Following his demise in 1529, the Star Chamber retained its role as the forum for justice, whilst the Privy Council consolidated its administrative function; Sir Thomas More, and after him Thomas Cromwell, cemented the changes Wolsey had made. In 1540, the separation of functions of the Privy Council and the Star Chamber was institutionalised when, following Cromwell's fall in July, the Privy Council chose not to continue using the old council's registers in Star Chamber and began its own series of Privy Council registers, devoted solely to administration. To channel the flow of litigation correctly to either the Privy Council or the Star Chamber after July 1540, 'ordinary councillors' or 'masters of requests' were employed as needed to sort through petitions or requests addressed to the Crown, and to direct them as necessary. The normal composition of the Star Chamber bench remained the Privy Council of the day plus expert justices from the courts of common law. This arrangement stood in force until its abolition in 1641.
Under Edward VI, and under Mary Tudor, the court's workload increased, and under Elizabeth I reached its peak before falling back under James I. The Elizabethan Star Chamber came to deal more often with criminal than civil cases. During the later 16th century, the Star Chamber was the venue for an increasing number of government prosecutions against sedition, and Star Chamber Decrees were invoked by government to control the press and the printing trade, notably in 1566 and 1586.
By Stuart times, the court had become synonymous with criminal matters. James I and then Charles I continued the Elizabethan practice of using Star Chamber as a forum for political issues, and for the prosecution of sedition. Moreover, as prosecutions in Star Chamber could be brought on the information of the Attorney General only, the court had come to be associated with summary trial without jury, arbitrary power, and with singular and cruel punishment, like that meted out to William Prynne, John Bastwicke and Henry Burton in 1634 and 1637.
Abolition of the Star Chamber in 1641 ended this conciliar jurisdiction and its arbitrary punishments, and led also to the channelling of criminal prosecutions elsewhere, notably to the Kings Bench.
Officers of the Court
The major officers of the Court of Star Chamber were known collectively as the clerks of the court. The principal officer was the Clerk of the Council, who worked under the direction of the Lord Chancellor. His functions were: to note entries of appearance at court; to note commissions of attorneys and affidavits made before the court; to prepare warrants for process and commissions; and to record and file the sworn statements of witnesses and the certificates of commissioners in the country, together with answers and depositions made under their supervision. The clerk was aided by an assistant clerk, and from 1532 the clerk of the process.
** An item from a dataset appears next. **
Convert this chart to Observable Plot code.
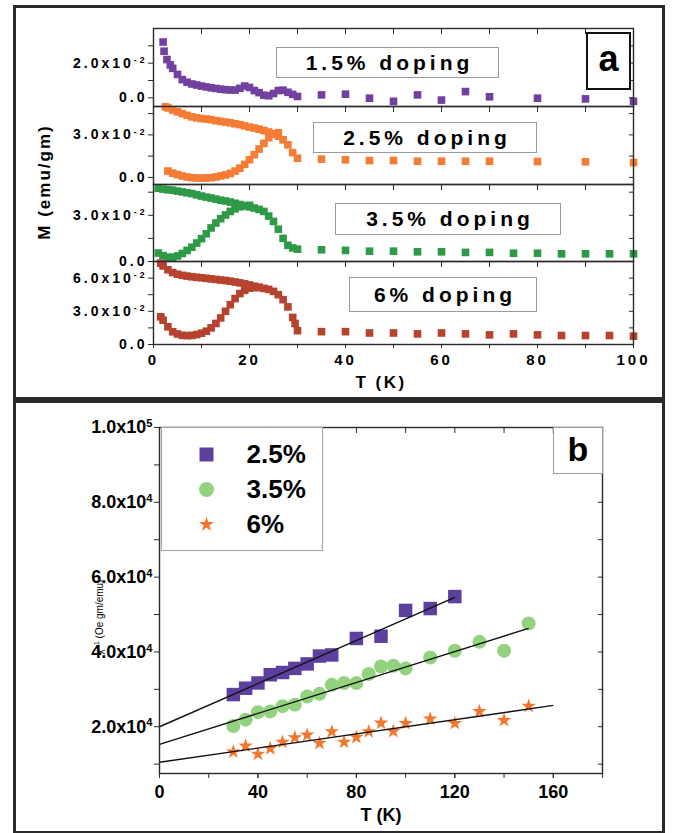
<!DOCTYPE html>
<html><head><meta charset="utf-8">
<script src="https://cdn.jsdelivr.net/npm/d3@7"></script>
<script src="https://cdn.jsdelivr.net/npm/@observablehq/plot@0.6"></script>
<style>
body{margin:0;background:#fff;}
#root{position:relative;width:678px;height:833px;overflow:hidden;font-family:"Liberation Sans",Arial,sans-serif;color:#000;}
.box{position:absolute;box-sizing:border-box;display:flex;align-items:center;justify-content:center;font-weight:bold;white-space:nowrap;background:#fff;}
.lbl{position:absolute;white-space:nowrap;font-weight:bold;transform:translate(-50%,-50%);}
.frame{position:absolute;box-sizing:border-box;border:3px solid #2a2a2a;}
</style></head><body><div id="root"></div>
<script>
// ---------- Panel (a): M (units of 10^-2 emu/gm) vs T (K) ----------
// 1.5% doping
const a1T = [2,2.2,2.8,3.5,4,5,6,7,8,9,10,11,12,13,14,15,16,17,18,19,20,21,22,23,24,25,26,27,28,29,30];
const a1M = [3.22,2.69,2.21,1.9,1.7,1.35,1.05,0.9,0.8,0.74,0.68,0.63,0.58,0.54,0.5,0.47,0.45,0.45,0.55,0.68,0.6,0.42,0.3,0.15,0.12,0.25,0.42,0.44,0.32,0.2,0.08];
const a1hiT = [35,40,45,50,55,60,65,70,80,90,100];
const a1hiM = [0.17,0.21,-0.02,-0.2,0.17,-0.13,0.36,0.06,-0.02,-0.06,-0.2];
// 2.5% doping
const a2fcT = [2.5,3,4,5,6,7,8,9,10,11,12,13,14,15,16,17,18,19,20,21,22,23,24,25,26,27,28,29,30];
const a2fcM = [4.98,4.9,4.75,4.62,4.5,4.38,4.27,4.2,4.15,4.12,4.07,4.0,3.95,3.9,3.85,3.78,3.72,3.63,3.55,3.48,3.4,3.3,3.2,3.07,2.9,2.65,2.3,1.75,1.35];
const a2zfcT = [3,4,5,6,7,8,9,10,11,12,13,14,15,16,17,18,19,20,21,22,23,24,25,26];
const a2zfcM = [0.45,0.3,0.2,0.1,0.03,-0.02,-0.04,-0.05,-0.04,-0.02,0.03,0.1,0.18,0.28,0.45,0.65,0.92,1.25,1.6,2.0,2.4,2.8,3.05,3.15];
const a2hiT = [35,40,45,50,55,60,65,70,80,90,100];
const a2hiM = [1.29,1.24,1.19,1.19,1.14,1.14,1.14,1.14,1.12,1.1,1.05];
// 3.5% doping
const a3fcT = [1,2,3,4,5,6,7,8,9,10,11,12,13,14,15,16,17,18,19,20,21,22,23,24,25,26,27,28,29,30];
const a3fcM = [4.75,4.7,4.66,4.63,4.57,4.52,4.46,4.41,4.33,4.25,4.18,4.12,4.05,3.98,3.93,3.86,3.78,3.7,3.62,3.55,3.47,3.38,3.25,2.95,2.6,2.1,1.5,1.05,0.88,0.8];
const a3zfcT = [1,2,3,4,5,6,7,8,9,10,11,12,13,14,15,16,17,18,19,20];
const a3zfcM = [0.55,0.38,0.28,0.28,0.36,0.52,0.72,0.93,1.2,1.48,1.8,2.18,2.5,2.78,3.02,3.25,3.42,3.55,3.62,3.65];
const a3hiT = [35,40,45,50,55,60,65,70,75,80,85,90,95,100];
const a3hiM = [0.76,0.72,0.67,0.67,0.63,0.63,0.59,0.59,0.54,0.54,0.5,0.5,0.5,0.5];
// 6% doping
const a4fcT = [1.5,2,3,4,5,6,7,8,9,10,11,12,13,14,15,16,17,18,19,20,21,22,23,24,25,26,27,28,29,29.5,30];
const a4fcM = [7.35,7.1,6.75,6.5,6.35,6.25,6.18,6.12,6.07,6.03,5.98,5.93,5.88,5.83,5.78,5.72,5.65,5.57,5.48,5.38,5.27,5.17,5.07,4.98,4.8,4.5,4.05,3.4,2.45,1.9,1.25];
const a4zfcT = [1.5,2,3,4,5,6,7,8,9,10,11,12,13,14,15,16,17,18,19,20,21,22];
const a4zfcM = [2.5,2.2,1.6,1.15,0.95,0.83,0.8,0.82,0.9,1.02,1.2,1.5,1.9,2.4,3.0,3.6,4.15,4.6,4.9,5.1,5.15,5.15];
const a4hiT = [35,40,45,50,55,60,65,70,75,80,85,90,95,100];
const a4hiM = [1.16,1.16,1.04,1.04,0.96,1.04,0.96,0.87,0.96,0.87,0.81,0.81,0.81,0.75];

const aLabels = ["1.5% doping","2.5% doping","3.5% doping","6% doping"];
const aColors = ["#7241a0","#f47c34","#2e9a48","#b5432e"];

// ---------- Panel (b): inverse susceptibility (units of 10^4 Oe gm/emu) ----------
const bNames = ["2.5%","3.5%","6%"];
const bColors = ["#5d3f9d","#93d27e","#f4762e"];
const bT25 = [30,35,40,45,50,55,60,65,70,80,90,100,110,120];
const bV25 = [2.86,3.03,3.17,3.39,3.45,3.56,3.68,3.89,3.92,4.36,4.42,5.11,5.16,5.48];
const bT35 = [30,35,40,45,50,55,60,65,70,75,80,85,90,95,100,110,120,130,140,150];
const bV35 = [2.02,2.19,2.39,2.41,2.55,2.59,2.81,2.88,3.12,3.17,3.17,3.41,3.61,3.63,3.56,3.85,4.03,4.27,4.03,4.76];
const bT6 = [30,35,40,45,50,55,60,65,70,75,80,85,90,95,100,110,120,130,140,150];
const bV6 = [1.33,1.49,1.27,1.42,1.59,1.71,1.78,1.56,1.87,1.59,1.72,1.87,2.10,1.88,2.09,2.21,2.09,2.41,2.17,2.55];
// linear fits (end points)
const fitT0 = [0,0,0], fitT1 = [120,150,160];
const fitV0 = [2.0,1.53,1.05], fitV1 = [5.46,4.63,2.57];

// ---------- helpers ----------
const root = document.getElementById("root");
const rows = (T, M) => T.map((t, i) => ({T: t, M: M[i]}));
const fmtA = v => v === 0 ? "0.0" : `${v.toFixed(1)}x10|-2`;
const fmtB = v => v === 10 ? "1.0x10|5" : `${v.toFixed(1)}x10|4`;
const blank = () => "";
const NS = "http://www.w3.org/2000/svg";
function superscripts(svg) {
  svg.querySelectorAll("text").forEach(t => {
    const s = t.textContent;
    if (s.includes("|")) {
      const [b, e] = s.split("|");
      t.textContent = "";
      const t1 = document.createElementNS(NS, "tspan"); t1.textContent = b;
      const t2 = document.createElementNS(NS, "tspan"); t2.textContent = e;
      t2.setAttribute("dy", "-0.55em"); t2.setAttribute("font-size", "0.62em");
      t.append(t1, t2);
    }
  });
}
function place(el, left, top) {
  el.style.position = "absolute"; el.style.left = left + "px"; el.style.top = top + "px";
  root.appendChild(el);
}
function styleA(ls) {
  return {background: "transparent", overflow: "visible", fontFamily: "'Liberation Sans', Arial, sans-serif", letterSpacing: ls, color: "#2a2a2a"};
}

// ---------- panel (a) sub-panels ----------
const subs = [
  {series: [rows(a1T, a1M), rows(a1hiT, a1hiM)], domain: [-0.5, 4], major: [0, 2], minor: [1, 3], top: 28, bottom: 106},
  {series: [rows(a2fcT, a2fcM), rows(a2zfcT, a2zfcM), rows(a2hiT, a2hiM)], domain: [-0.5, 5], major: [0, 3], minor: [1.5, 4.5], top: 106, bottom: 184},
  {series: [rows(a3fcT, a3fcM), rows(a3zfcT, a3zfcM), rows(a3hiT, a3hiM)], domain: [0, 5], major: [0, 3], minor: [1.5, 4.5], top: 184, bottom: 261},
  {series: [rows(a4fcT, a4fcM), rows(a4zfcT, a4zfcM), rows(a4hiT, a4hiM)], domain: [0, 7.5], major: [0, 3, 6], minor: [1.5, 4.5], top: 261, bottom: 344, xAxis: true}
];
subs.forEach((s, k) => {
  const mt = 10, mb = s.xAxis ? 45 : 10;
  const all = [...s.major, ...s.minor];
  const marks = [];
  for (const d of s.series) marks.push(Plot.dot(d, {x: "T", y: "M", symbol: "square", r: 4.3, fill: aColors[k]}));
  marks.push(
    Plot.frame({stroke: "#2a2a2a", strokeWidth: 1.4}),
    Plot.axisY(s.major, {anchor: "left", tickSize: 5, tickPadding: 1, tickFormat: fmtA, fontSize: 14, fontWeight: "bold", fill: "#000", label: null}),
    Plot.axisY(s.minor, {anchor: "left", tickSize: 5, tickFormat: blank, label: null}),
    Plot.axisY(all, {anchor: "right", tickSize: -5, tickFormat: blank, label: null}),
    Plot.axisX(d3.range(0, 101, 10), {anchor: "top", tickSize: -5, tickFormat: blank, label: null})
  );
  if (s.xAxis) marks.push(
    Plot.axisX(d3.range(0, 101, 10), {anchor: "bottom", tickSize: 4, tickFormat: blank, label: null}),
    Plot.axisX(d3.range(0, 101, 20), {anchor: "bottom", tickSize: 4, tickPadding: 6, fontSize: 15, fontWeight: "bold", fill: "#000", label: null})
  );
  const p = Plot.plot({
    width: 678, height: (s.bottom - s.top) + mt + mb,
    marginLeft: 153, marginRight: 678 - 633, marginTop: mt, marginBottom: mb,
    x: {domain: [0, 100]}, y: {domain: s.domain},
    style: styleA("3px"),
    marks
  });
  superscripts(p);
  place(p, 0, s.top - mt);
});

// annotation boxes panel (a)
const aBoxes = [[276, 47, 223, 31], [313, 122, 224, 31], [335, 203, 226, 32], [349, 277, 188, 35]];
aBoxes.forEach((b, i) => {
  const d = document.createElement("div");
  d.className = "box";
  d.style.cssText += `left:${b[0]}px;top:${b[1]}px;width:${b[2]}px;height:${b[3]}px;border:1px solid #9a9a9a;font-size:21px;letter-spacing:4px;padding-left:4px;`;
  d.textContent = aLabels[i];
  root.appendChild(d);
});
{
  const d = document.createElement("div");
  d.className = "box";
  d.style.cssText += "left:586px;top:32px;width:45px;height:58px;border:2.5px solid #111;font-size:36px;padding-bottom:4px;";
  d.textContent = "a";
  root.appendChild(d);
}
function label(text, x, y, css, html) {
  const d = document.createElement("div");
  d.className = "lbl";
  d.style.cssText += `left:${x}px;top:${y}px;` + css;
  if (html) d.innerHTML = text; else d.textContent = text;
  root.appendChild(d);
}
label("M (emu/gm)", 45, 182, "font-size:17px;letter-spacing:2px;transform:translate(-50%,-50%) rotate(-90deg);");
label("T (K)", 381, 383, "font-size:17px;letter-spacing:2.5px;");

// ---------- panel (b) ----------
{
  const top = 401;
  const marks = [
    Plot.dot(rows(bT25, bV25), {x: "T", y: "M", symbol: "square", r: 7.6, fill: bColors[0]}),
    Plot.dot(rows(bT35, bV35), {x: "T", y: "M", symbol: "circle", r: 7, fill: bColors[1]}),
    Plot.dot(rows(bT6, bV6), {x: "T", y: "M", symbol: "star", r: 4.6, fill: bColors[2]}),
    Plot.link(fitT0, {x1: fitT0, x2: fitT1, y1: fitV0, y2: fitV1, stroke: "#111", strokeWidth: 1.4}),
    Plot.frame({stroke: "#2a2a2a", strokeWidth: 1.4}),
    Plot.axisY([2, 4, 6, 8, 10], {anchor: "left", tickSize: 5, tickPadding: 2, tickFormat: fmtB, fontSize: 18, fontWeight: "bold", fill: "#000", label: null}),
    Plot.axisY([1, 3, 5, 7, 9], {anchor: "left", tickSize: 5, tickFormat: blank, label: null}),
    Plot.axisY(d3.range(1, 11), {anchor: "right", tickSize: -5, tickFormat: blank, label: null}),
    Plot.axisX(d3.range(0, 181, 20), {anchor: "top", tickSize: -5, tickFormat: blank, label: null}),
    Plot.axisX(d3.range(0, 181, 20), {anchor: "bottom", tickSize: 5, tickFormat: blank, label: null}),
    Plot.axisX([0, 40, 80, 120, 160], {anchor: "bottom", tickSize: 5, tickPadding: 7, fontSize: 18, fontWeight: "bold", fill: "#000", label: null})
  ];
  const p = Plot.plot({
    width: 678, height: 432,
    marginLeft: 159, marginRight: 678 - 602, marginTop: 427 - top, marginBottom: 432 - (773 - top),
    x: {domain: [0, 180]}, y: {domain: [0.75, 10]},
    style: styleA("0px"),
    marks
  });
  superscripts(p);
  place(p, 0, top);

  // legend
  const syms = ["square", "circle", "star"], rs = [7.9, 7.5, 4.7];
  const lm = [Plot.frame({stroke: "#a8a8a8", strokeWidth: 1.2})];
  bNames.forEach((n, i) => lm.push(Plot.dot([n], {y: d => d, frameAnchor: "left", dx: 45, symbol: syms[i], r: rs[i], fill: bColors[i]})));
  lm.push(Plot.text(bNames, {y: d => d, text: d => d, frameAnchor: "left", dx: 85, textAnchor: "start", fontSize: 26, fontWeight: "bold", fill: "#000"}));
  const leg = Plot.plot({
    width: 161, height: 123, margin: 0,
    x: {domain: [0, 1], axis: null},
    y: {type: "point", domain: bNames, range: [27, 97], padding: 0, axis: null},
    style: {background: "#fff", overflow: "visible", fontFamily: "'Liberation Sans', Arial, sans-serif"},
    marks: lm
  });
  place(leg, 161, 427);

  const d = document.createElement("div");
  d.className = "box";
  d.style.cssText += "left:553px;top:427px;width:50px;height:47px;border:1px solid #9a9a9a;font-size:34px;padding-bottom:3px;";
  d.textContent = "b";
  root.appendChild(d);

  label("T (K)", 381, 815, "font-size:18px;");
  label("χ<sup style='font-size:0.7em'>−1</sup> (Oe gm/emu)", 99, 617, "font-size:10px;font-weight:normal;color:#000;transform:translate(-50%,-50%) rotate(-90deg);", true);
}

// outer frames
[[13, 5, 652, 395], [13, 400, 652, 434]].forEach(f => {
  const d = document.createElement("div");
  d.className = "frame";
  d.style.cssText += `left:${f[0]}px;top:${f[1]}px;width:${f[2]}px;height:${f[3]}px;`;
  root.appendChild(d);
});
</script></body></html>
His main responsibilities were to organise the writing, sealing and issue of writs of subpoena, attachments, or any other legal process.
Proliferation of business in Elizabeth's reign led to the appointment of a number of under clerkships; most prominent among these being the examiner, registrars and clerk of the files. The examiner examined witnesses and defendants; the two registrars entered orders and decrees, rules upon motions, affidavits and appearances. An under-registrar entered affidavits, and orders made in chambers by the clerk of the court. The clerk of the files was responsible for filing. The usher of the Star Chamber was concerned with the upkeep of the Camera Stellata for which he also acted as court crier.